Trump is now the only GOP candidate with a mathematical chance of securing enough delegates to win on the first ballot, and all of his rivals have now suspended their campaigns.

But Kansas Republican voters went overwhelmingly for his main rival, Texas Sen. Ted Cruz, in the March 5 caucuses. Cruz is a leader of the Tea Party movement in Congress and a favorite among evangelical Christian conservatives who make up the bulk of the state’s GOP voters, and especially the state party leadership.

photo by: Peter Hancock

Dalton Glasscock, right, of the Kansas Federation of College Republicans challenges a proposal by Jeffrey Locke, left, to add a plank to the Kansas Republican Party's platform supporting the use of the death penalty in capital murder cases. Locke's proposal failed to win a majority.

Mary Kay Culp, executive director of Kansans for Life, the state’s largest anti-abortion organization, said that for people in her wing of the party, the jury is still out on Trump.

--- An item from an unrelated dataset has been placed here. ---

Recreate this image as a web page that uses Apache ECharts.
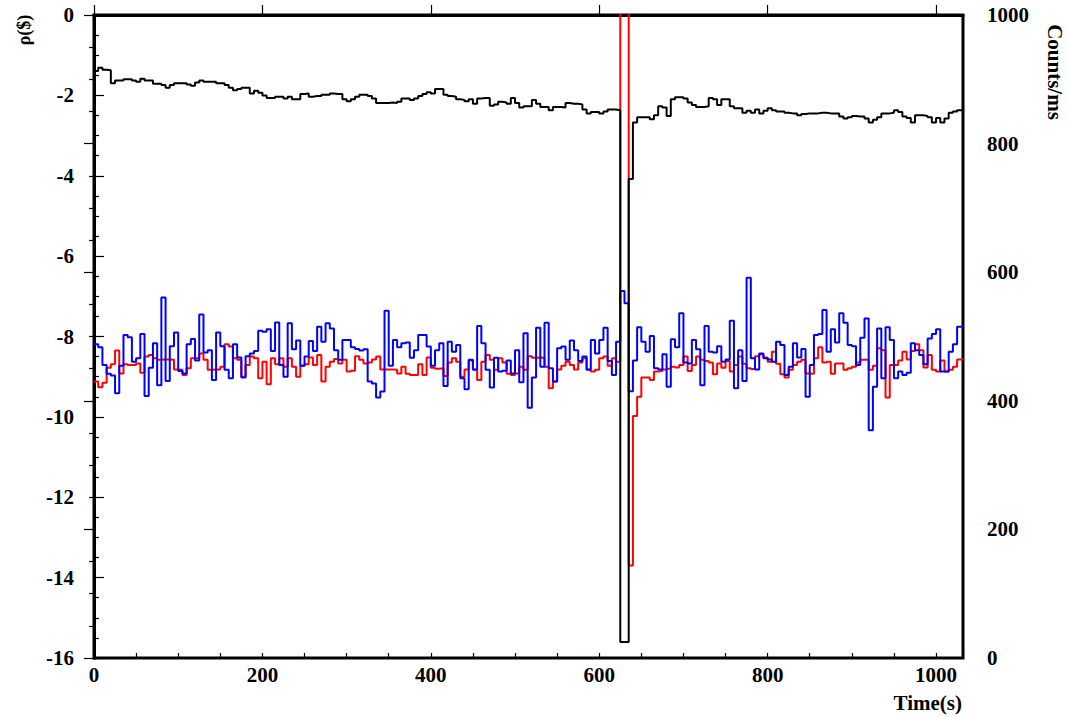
<!DOCTYPE html>
<html>
<head>
<meta charset="utf-8">
<script src="https://cdn.jsdelivr.net/npm/echarts@6/dist/echarts.min.js"></script>
<style>
html,body{margin:0;padding:0;background:#fff;}
#main{width:1068px;height:717px;}
</style>
</head>
<body>
<div id="main"></div>
<script>
// bins of 5 s
var BIN_WIDTH = 5;
var T_MAX = 1032;
var xTickLabels = [0, 200, 400, 600, 800, 1000];
var rhoTicks = [0, -2, -4, -6, -8, -10, -12, -14, -16];
var countTicks = [0, 200, 400, 600, 800, 1000];

// counts/ms (right axis), black
var counts = [
 913,918,915,914,894,898,898,900,900,898,
 896,901,898,898,893,893,891,887,891,894,
 894,894,892,890,895,898,896,896,896,894,
 894,891,887,883,885,887,887,878,882,879,
 875,871,871,873,873,870,873,869,869,877,
 878,873,874,874,876,876,878,877,877,869,
 866,869,873,876,876,874,870,863,863,863,
 864,863,865,870,870,868,870,874,877,880,
 878,885,885,876,874,873,869,868,866,869,
 862,870,871,871,859,861,865,864,862,871,
 863,856,858,858,868,862,857,857,852,857,
 857,856,863,862,862,861,853,847,849,849,
 847,850,853,853,852,25,25,745,833,841,
 841,841,838,844,858,856,843,869,872,872,
 870,864,860,857,857,858,871,869,860,869,
 869,858,855,855,848,851,848,853,847,851,
 855,852,850,850,848,847,847,844,846,847,
 847,847,848,848,847,847,847,842,839,841,
 843,842,842,839,833,837,841,847,847,848,
 852,849,842,840,833,844,844,843,841,833,
 840,833,839,848,850,852
];

// reactivity ($), blue
var rhoBlue = [
 -8.19,-8.27,-8.71,-8.93,-8.97,-9.41,-8.73,-7.96,-8.02,-8.63,
 -8.54,-7.94,-9.48,-8.78,-8.17,-9.21,-7.03,-9.11,-8.24,-7.90,
 -8.86,-8.92,-8.19,-8.06,-8.60,-7.45,-8.40,-8.34,-9.08,-7.90,
 -8.24,-8.83,-9.04,-8.19,-8.52,-9.02,-8.49,-8.42,-8.36,-7.86,
 -7.88,-7.82,-8.36,-7.65,-8.71,-9.00,-7.67,-8.32,-8.10,-8.73,
 -8.50,-8.11,-8.36,-7.76,-8.13,-7.67,-7.80,-8.34,-8.58,-8.09,
 -8.09,-8.27,-8.31,-8.35,
 -8.32,-9.12,-9.17,-9.52,-9.37,-7.36,-8.73,-8.09,-8.27,-8.17,
 -8.15,-8.53,-8.34,-7.96,-7.96,-8.25,-8.73,-8.34,-8.17,-9.23,
 -8.13,-8.38,-8.21,-9.04,-9.31,-8.58,-8.82,-7.74,-8.17,-8.83,
 -9.27,-8.53,-8.87,-8.85,-8.60,-8.92,-8.34,-9.14,-7.92,-9.77,
 -9.02,-7.78,-8.75,-7.66,-8.79,-9.12,-8.29,-8.25,-8.58,-8.10,
 -8.34,-8.61,-8.50,-8.82,-8.09,-8.42,-8.09,-7.78,-8.61,-8.96,
 -8.13,-6.87,-7.17,
 -9.36,-8.60,-7.77,-8.13,-8.38,-7.99,-8.79,-8.82,-8.44,-9.25,
 -8.07,-8.27,-7.42,-8.65,-8.67,-8.09,-8.32,-9.21,-7.74,-8.38,
 -8.40,-8.24,-8.63,-8.57,-7.61,-9.29,-8.34,-9.11,-6.54,-8.54,
 -8.82,-8.42,-8.54,-8.57,-8.63,-8.13,-8.21,-8.96,-8.75,-8.17,
 -8.52,-8.31,-9.50,-8.71,-7.96,-7.94,-7.34,-8.38,-7.82,-8.15,
 -7.42,-7.66,-8.21,-8.24,-8.71,-8.03,-7.55,-10.33,-9.25,-7.80,
 -9.04,-7.77,-8.09,-9.04,-8.87,-8.96,-8.90,-8.17,-8.34,-8.46,
 -8.69,-8.05,-7.94,-7.82,-8.87,-8.87,-8.38,-8.19,-7.76
];

// reactivity ($), red
var rhoRed = [
 -9.12,-9.26,-9.15,-8.78,-8.69,-8.35,-8.92,-8.69,-8.71,-8.71,
 -8.67,-8.90,-8.50,-8.46,-8.54,-8.58,-8.57,-8.57,-8.58,-8.82,
 -8.83,-8.96,-8.79,-8.54,-8.54,-8.42,-8.58,-8.83,-8.82,-8.82,
 -8.75,-8.19,-8.25,-8.54,-8.58,-9.00,-8.71,-8.50,-8.54,-9.04,
 -8.63,-9.19,-8.54,-8.69,-8.54,-8.75,-8.54,-8.75,-9.00,-8.73,
 -8.69,-8.52,-8.71,-8.46,-9.12,-8.75,-8.63,-8.56,-8.67,-8.58,
 -8.87,-8.85,-8.49,-8.58,
 -8.67,-8.65,-8.57,-8.50,-8.82,-8.82,-8.82,-8.83,-8.92,-8.75,
 -8.93,-8.96,-8.96,-8.69,-8.96,-8.52,-8.78,-8.80,-8.79,-8.98,
 -8.65,-8.54,-8.63,-9.00,-8.82,-8.60,-8.83,-9.08,-8.63,-8.46,
 -8.58,-8.83,-8.54,-8.65,-8.93,-8.96,-8.92,-8.75,-8.83,-8.49,
 -8.53,-8.52,-8.53,-8.75,-9.29,-9.12,-8.82,-8.73,-8.63,-8.71,
 -8.82,-8.65,-8.54,-8.83,-8.87,-8.83,-8.54,-8.50,-8.73,-8.54,
 -8.63,
 2.0,2.0,-13.7,
 -9.98,-9.50,-9.02,-9.02,-9.08,-8.87,-8.86,-8.82,-8.80,-8.75,
 -8.77,-8.71,-8.50,-8.86,-8.71,-8.50,-8.58,-8.61,-8.65,-8.94,
 -8.67,-8.78,-8.61,-8.87,-8.71,-8.50,-8.68,-8.79,-8.81,-8.49,
 -8.44,-8.52,-8.63,-8.38,-8.68,-8.94,-9.02,-8.83,-8.71,-8.63,
 -8.58,-8.92,-8.93,-8.54,-8.27,-8.65,-8.63,-8.93,-8.67,-8.67,
 -8.83,-8.79,-8.75,-8.65,-8.58,-8.58,-8.83,-8.73,-8.29,-8.34,
 -9.52,-8.71,-8.71,-8.60,-8.38,-8.57,-8.36,-8.19,-8.34,-8.77,
 -8.46,-8.83,-8.87,-8.60,-8.87,-8.83,-8.75,-8.57
];

function histo(vals){
	var out = [];
	for (var i = 0; i < vals.length; i++) out.push([i * BIN_WIDTH, vals[i]]);
	out.push([T_MAX, vals[vals.length - 1]]);	// close last bin at the frame
	return out;
}

var FONT = '"Liberation Serif", "DejaVu Serif", serif';
var labelStyle = { fontFamily: FONT, fontWeight: 'bold', fontSize: 21, color: '#000' };

var myChart = echarts.init(document.getElementById('main'), null, { renderer: 'svg' });

var option = {
	animation: false,
	backgroundColor: '#fff',
	grid: {
		left: 94, right: 105, top: 15, bottom: 59,
		show: true, borderColor: '#000', borderWidth: 3, backgroundColor: 'transparent'
	},
	xAxis: [{
		type: 'value', min: 0, max: T_MAX, interval: 200, position: 'bottom',
		axisLine: { show: true, lineStyle: { color: '#000', width: 3 } },
		axisTick: { show: true, inside: true, length: 10, lineStyle: { color: '#000', width: 1.2 } },
		axisLabel: Object.assign({ margin: 6, showMaxLabel: false,
			formatter: function(v){ return xTickLabels.indexOf(v) >= 0 ? String(v) : ''; } }, labelStyle),
		splitLine: { show: false }
	}, {
		// minor ticks every 50 s
		type: 'value', min: 0, max: T_MAX, interval: 50, position: 'bottom',
		axisLine: { show: false },
		axisTick: { show: true, inside: true, length: 5, lineStyle: { color: '#000', width: 1.2 } },
		axisLabel: { show: false },
		splitLine: { show: false }
	}],
	yAxis: [{
		type: 'value', min: -16, max: 0, interval: 2, position: 'left',
		axisLine: { show: true, lineStyle: { color: '#000', width: 3 } },
		axisTick: { show: true, inside: true, length: 10, lineStyle: { color: '#000', width: 1.2 } },
		minorTick: { show: true, splitNumber: 4, length: 5, lineStyle: { color: '#000', width: 1.2 } },
		axisLabel: Object.assign({ margin: 20,
			formatter: function(v){ return rhoTicks.indexOf(v) >= 0 ? String(v) : ''; } }, labelStyle),
		splitLine: { show: false }
	}, {
		type: 'value', min: 0, max: 1000, interval: 200, position: 'right',
		axisLine: { show: true, lineStyle: { color: '#000', width: 3 } },
		axisTick: { show: true, inside: true, length: 10, lineStyle: { color: '#000', width: 1.2 } },
		minorTick: { show: true, splitNumber: 4, length: 5, lineStyle: { color: '#000', width: 1.2 } },
		axisLabel: Object.assign({ margin: 24,
			formatter: function(v){ return countTicks.indexOf(v) >= 0 ? String(v) : ''; } }, labelStyle),
		splitLine: { show: false }
	}],
	series: [{
		name: 'rho red', type: 'line', step: 'end', xAxisIndex: 0, yAxisIndex: 0,
		data: histo(rhoRed), showSymbol: false, clip: true,
		lineStyle: { color: '#ff0000', width: 2 }
	}, {
		name: 'rho blue', type: 'line', step: 'end', xAxisIndex: 0, yAxisIndex: 0,
		data: histo(rhoBlue), showSymbol: false, clip: true,
		lineStyle: { color: '#0000ff', width: 2 }
	}, {
		name: 'Counts/ms', type: 'line', step: 'end', xAxisIndex: 0, yAxisIndex: 1,
		data: histo(counts), showSymbol: false, clip: true,
		lineStyle: { color: '#000', width: 2 }
	}],
	graphic: [{
		type: 'text', x: 24, y: 30, rotation: Math.PI / 2,
		style: { text: 'ρ($)', x: 0, y: 0, align: 'center', verticalAlign: 'middle',
			textAlign: 'center', textVerticalAlign: 'middle',
			font: 'bold 18px ' + FONT, fill: '#000' }
	}, {
		type: 'text', x: 1055, y: 72, rotation: -Math.PI / 2,
		style: { text: 'Counts/ms', x: 0, y: 0, align: 'center', verticalAlign: 'middle',
			textAlign: 'center', textVerticalAlign: 'middle',
			font: 'bold 21px ' + FONT, fill: '#000' }
	}, {
		type: 'text', x: 962, y: 703,
		style: { text: 'Time(s)', x: 0, y: 0, align: 'right', verticalAlign: 'middle',
			textAlign: 'right', textVerticalAlign: 'middle',
			font: 'bold 21px ' + FONT, fill: '#000' }
	}]
};

myChart.setOption(option);
</script>
</body>
</html>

“If the party coalesces around him, then I think it’ll be OK,” she said. “No one was desiring this, but we’re watching to see how things are going.”

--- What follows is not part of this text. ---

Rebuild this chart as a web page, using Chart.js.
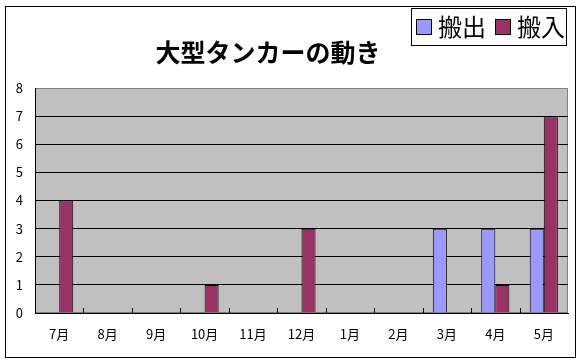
<!DOCTYPE html>
<html>
<head>
<meta charset="utf-8">
<script src="https://cdn.jsdelivr.net/npm/chart.js@4.4.0/dist/chart.umd.min.js"></script>
<style>
html,body{margin:0;padding:0;background:#fff;}
#wrap{width:582px;height:363px;position:relative;}
</style>
</head>
<body>
<div id="wrap"><canvas id="c" width="582" height="363"></canvas></div>
<script>
const titleText = '大型タンカーの動き';
const categories = ['7月','8月','9月','10月','11月','12月','1月','2月','3月','4月','5月'];
const outbound = [0,0,0,0,0,0,0,0,3,3,3];   // 搬出
const inbound  = [4,0,0,1,0,3,0,0,0,1,7];   // 搬入
const seriesNames = ['搬出','搬入'];
const yTicks = [0,1,2,3,4,5,6,7,8];

const JP = '"Noto Sans CJK JP", "Noto Sans", sans-serif';

const decor = {
  id: 'decor',
  beforeDraw(chart) {
    const {ctx, chartArea: a} = chart;
    ctx.save();
    ctx.fillStyle = '#fff';
    ctx.fillRect(0, 0, chart.width, chart.height);
    ctx.strokeStyle = '#000';
    ctx.lineWidth = 1;
    ctx.strokeRect(5.5, 6.5, 570, 351);
    ctx.fillStyle = '#c0c0c0';
    ctx.fillRect(a.left, a.top, a.right - a.left, a.bottom - a.top);
    ctx.strokeStyle = '#808080';
    ctx.strokeRect(a.left + 0.5, a.top + 0.5, a.right - a.left - 1, a.bottom - a.top - 1);
    ctx.restore();
  },
  afterDraw(chart) {
    const {ctx, chartArea: a} = chart;
    const x = chart.scales.x;
    ctx.save();
    // inward category tick marks on the x axis
    ctx.strokeStyle = '#000';
    ctx.lineWidth = 1;
    const half = (x.getPixelForTick(1) - x.getPixelForTick(0)) / 2;
    for (let i = 0; i < categories.length - 1; i++) {
      const px = Math.round(x.getPixelForTick(i) + half) + 0.5;
      ctx.beginPath();
      ctx.moveTo(px, a.bottom);
      ctx.lineTo(px, a.bottom - 5);
      ctx.stroke();
    }
    // title
    ctx.fillStyle = '#000';
    ctx.font = 'bold 25px ' + JP;
    ctx.textAlign = 'center';
    ctx.textBaseline = 'middle';
    ctx.fillText(titleText, 268, 52);
    // legend
    ctx.fillStyle = '#fff';
    ctx.fillRect(411, 8, 155, 37);
    ctx.strokeStyle = '#000';
    ctx.strokeRect(411.5, 8.5, 155, 37);
    const xs = [416, 495];
    chart.data.datasets.forEach((ds, i) => {
      ctx.fillStyle = ds.backgroundColor;
      ctx.fillRect(xs[i], 19, 16, 16);
      ctx.strokeStyle = '#000';
      ctx.strokeRect(xs[i] + 0.5, 19.5, 15, 15);
      ctx.fillStyle = '#000';
      ctx.font = '24px ' + JP;
      ctx.textAlign = 'left';
      ctx.textBaseline = 'middle';
      ctx.fillText(ds.label, xs[i] + 22, 27);
    });
    ctx.restore();
  }
};

new Chart(document.getElementById('c'), {
  type: 'bar',
  data: {
    labels: categories,
    datasets: [
      {label: seriesNames[0], data: outbound, backgroundColor: '#9999ff', borderColor: '#000', borderWidth: 1,
       categoryPercentage: 0.58, barPercentage: 1},
      {label: seriesNames[1], data: inbound, backgroundColor: '#993366', borderColor: '#000', borderWidth: 1,
       categoryPercentage: 0.58, barPercentage: 1}
    ]
  },
  options: {
    responsive: false,
    animation: false,
    events: [],
    layout: {padding: {top: 88, left: 5, right: 14, bottom: 20}},
    plugins: {legend: {display: false}, title: {display: false}, tooltip: {enabled: false}},
    scales: {
      x: {
        offset: true,
        grid: {drawOnChartArea: false, drawTicks: false},
        border: {display: true, color: '#000'},
        ticks: {color: '#000', font: {family: JP, size: 13}, padding: 13, maxRotation: 0, autoSkip: false},
        afterFit: s => { s.height = 30; }
      },
      y: {
        min: 0, max: 8,
        afterBuildTicks: s => { s.ticks = yTicks.map(v => ({value: v})); },
        grid: {drawTicks: false, color: c => (c.tick && c.tick.value === 8) ? '#808080' : '#000'},
        border: {color: '#000'},
        ticks: {color: '#000', font: {family: JP, size: 13}, padding: 12},
        afterFit: s => { s.width = 30; }
      }
    }
  },
  plugins: [decor]
});
</script>
</body>
</html>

The concern among Republicans is not that Trump might lose Kansas, a state that hasn’t voted for a Democratic presidential candidate since 1964. Rather, it’s that if Trump fails to motivate Christian conservatives in Kansas to vote for him, many of them could stay home on Election Day, and that could impact other Republicans on the ballot, especially those in tight state legislative races.

“I think that’s a legitimate concern,” said State Rep. Mark Kahrs, R-Wichita, who will take over as the state party’s new national committeeman after the convention. “I think that’s a real concern among evangelical voters too. I hope that’s not the case because we have great candidates down the ballot.”

Kansas Secretary of State Kris Kobach, who ruffled feathers in the state party when he came out early to support Trump — the only statewide elected Republican in Kansas to do so — said he thinks the party and its voters will eventually come around.

“I think the one thing that will cause evangelical Republicans around the country to unite behind Trump is the U.S. Supreme Court,” he said. “The specter of a Hillary Clinton appointee on the U.S. Supreme Court will doom the pro-life movement for years. And that alone is sufficient to bring many of my evangelical cohorts behind Trump.”

Platform fight

In addition to choosing delegates, the GOP state committee also adopted a new, revised party platform, along with a resolution urging Republicans to vote against retaining four Kansas Supreme Court justices.

Although the state committee was nearly unanimous in criticizing the Kansas Supreme Court over its 2014 decision vacating the death sentences of two convicted mass murderers, brothers Jonathan and Reginald Carr, it was much more divided over the issue of the death penalty itself.

In fact, a proposed addition to the platform supporting the use of the death penalty in capital murder cases failed on a closely divided vote, 75-90, with one abstention.

The resolution, which passed with only one dissenting vote, urges Republicans to oppose retaining four Supreme Court justices on the November ballot, primarily over their role in the controversial Carr brothers decisions. It names Chief Justice Lawton Nuss, and Associate Justices Carol Beier, Dan Biles and Marla Luckert, who all voted to vacate the death sentences.

That resolution may represent the first time, in the modern era at least, that a state party has come out so vocally on one side or another of a judicial retention vote. Supreme Court justices in Kansas are appointed by the governor from a list of three nominees who are screened by the nonpartisan Supreme Court Nominating Commission.

But for the last several years, the party’s platform has been silent on the issue of the death penalty, and Saturday’s vote showed there is growing discomfort with the death penalty within the party, even among conservative Republicans.

“We need a voice for people that are victims, and (we need to) have a voice for the families that have had the worst happen to them,” said Jeffrey Locke, of Satanta, who proposed the language.

Last summer, however, the Kansas Federation of College Republicans, an official group within the state party, adopted its own resolution calling for repeal of the death penalty, saying it’s inconsistent with the party’s “pro-life” views on abortion.

“There was a poll done recently that found only 35 percent of Christian millennials support the death penalty,” said Dalton Glasscock, a Wichita State University student and member of the College Republicans group. “Speaking on behalf of my generation, I would recommend the option of allowing us to choose whether we are for or against it.”

The vote defeating the proposed change means the platform remains as it has been, with its only statement regarding criminal punishment saying, “The judicial system must impose swift and fair punishment for all crimes, violent and non-violent.”